[racket] Why not use a typed language for HtDP?

From: Matthias Felleisen (matthias at ccs.neu.edu)
Date: Sat Aug 24 08:06:39 EDT 2013

The goal of HtDP is to teach design principles in such a way that they apply to programming in a whole range of languages: 
 -- explicitly statically typed 
 -- statically typed with inference 
 -- "dynamically typed" scripting languages 
 -- probably not as much to unsoundly typed languages (C, C++) or untyped languages (ASM) but even there 

Say you design an XML walker in Python. You should really understand the data definition of your chosen XML representation and use a program organization that maps to this data representation. I maintain that the person who maintains your code will greatly appreciate it if you know how to document the data representation choice even if it is not checked. 

Also, it turns out that languages provide horrible feedback to beginners because their error messages assume programmers know the whole language. The problem is solvable for the dynamic aspects of languages but remains to be solved for the static (type) aspects. (When we started, suitably useful PLs used type inference and provided the worst possible feedback when inference discovered an error.
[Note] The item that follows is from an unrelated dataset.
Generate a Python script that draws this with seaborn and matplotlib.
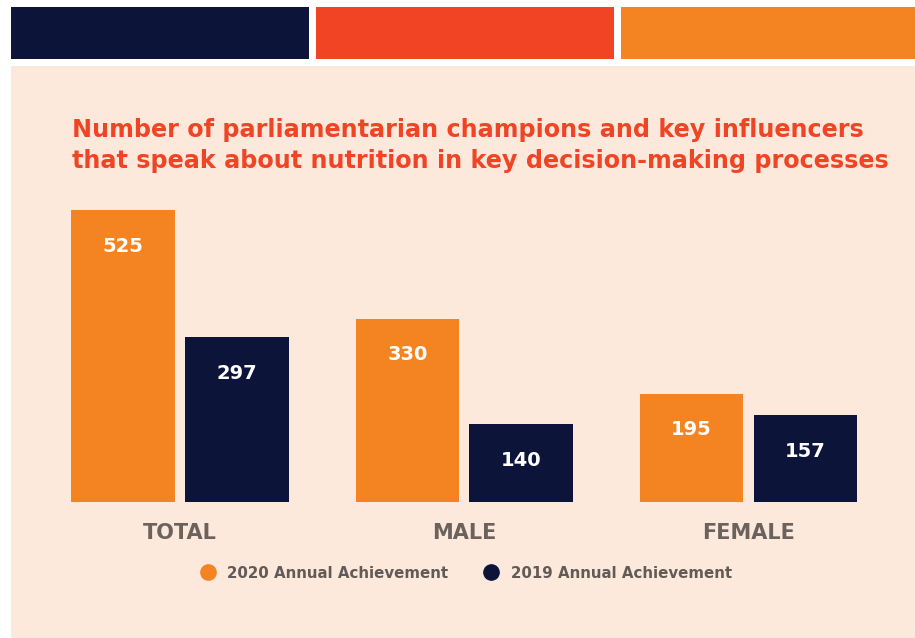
import matplotlib
matplotlib.use("Agg")
import matplotlib.pyplot as plt
from matplotlib.patches import Rectangle
from matplotlib.lines import Line2D
import seaborn as sns
import pandas as pd

categories = ["TOTAL", "MALE", "FEMALE"]
series_names = ["2020 Annual Achievement", "2019 Annual Achievement"]
values_2020 = [525, 330, 195]
values_2019 = [297, 140, 157]
title_lines = ["Number of parliamentarian champions and key influencers",
               "that speak about nutrition in key decision-making processes"]

NAVY = "#0C1539"
RED = "#F04425"
ORANGE = "#F48421"
PEACH = "#FDE9DC"
GREY = "#625A56"

df = pd.DataFrame({
    "category": categories * 2,
    "series": [series_names[0]] * 3 + [series_names[1]] * 3,
    "value": values_2020 + values_2019,
})

sns.set_theme(style="white")
plt.rcParams["font.family"] = ["DejaVu Sans"]

W, H = 915, 638
fig = plt.figure(figsize=(W / 100, H / 100), dpi=100)
fig.patch.set_facecolor("white")

def px_rect(x0, y0, x1, y1, color):
    fig.patches.append(Rectangle((x0 / W, 1 - y1 / H), (x1 - x0) / W, (y1 - y0) / H,
                                 transform=fig.transFigure, facecolor=color,
                                 edgecolor="none", zorder=-5))

px_rect(11, 7, 309, 59, NAVY)
px_rect(316, 7, 614, 59, RED)
px_rect(621, 7, 915, 59, ORANGE)
px_rect(11, 66, 915, 638, PEACH)

# axes: category spacing 284.25 px, baseline at y=502, 0.556 px/unit
unit = 284.25
ax_left = 180 - unit / 2
ax_w = unit * 3
ymax = 600
ax_h = ymax * 0.556
ax = fig.add_axes([ax_left / W, (H - 502) / H, ax_w / W, ax_h / H])
ax.set_facecolor("none")
ax.set_zorder(2)

sns.barplot(data=df, x="category", y="value", hue="series", order=categories,
            hue_order=series_names, palette=[ORANGE, NAVY], width=0.8, gap=0.09,
            saturation=1, ax=ax, legend=False, linewidth=0, edgecolor="none")
ax.set_xlim(-0.5, 2.5)
ax.set_ylim(0, ymax)
for c in ax.containers:
    ax.bar_label(c, padding=-33, color="white", fontweight="bold", fontsize=14)

for s in ax.spines.values():
    s.set_visible(False)
ax.set_yticks([])
ax.set_xlabel("")
ax.set_ylabel("")
ax.tick_params(axis="x", length=0, pad=15)
for t in ax.get_xticklabels():
    t.set_fontsize(15)
    t.set_fontweight("bold")
    t.set_color("#6B625E")

fig.text(72 / W, 1 - 130 / H, title_lines[0], color=RED, fontsize=17.2,
         fontweight="bold", va="center", ha="left")
fig.text(72 / W, 1 - 161 / H, title_lines[1], color=RED, fontsize=17.2,
         fontweight="bold", va="center", ha="left")

handles = [Line2D([], [], marker="o", linestyle="none", markersize=11,
                  markerfacecolor=col, markeredgecolor=col)
           for col in (ORANGE, NAVY)]
leg = fig.legend(handles, series_names, loc="center", bbox_to_anchor=(466 / W, 1 - 573 / H),
                 ncol=2, frameon=False, handletextpad=0.8, columnspacing=2.35,
                 handlelength=1.0, prop={"size": 10.8, "weight": "bold"})
for t in leg.get_texts():
    t.set_color(GREY)

fig.savefig("out.png", dpi=100, facecolor="white")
Now they signal second-worst feedback but nobody knows who's worst.) 


We picked the full language that we thought offers a decent goal (Racket) and developed teaching languages that gradually approximate the language but provide good feedback. 

-- Matthias

On Aug 24, 2013, at 4:38 AM, Ben Duan wrote:

> Dear All,
> Here’s a beginner's question about How to Design Programs.
> HtDP puts great emphasizes on data, and it forces the reader to think about data types by writing signatures. Then what not use a typed language so that it is forced by the language itself? Or did I misunderstand the purpose of the authors?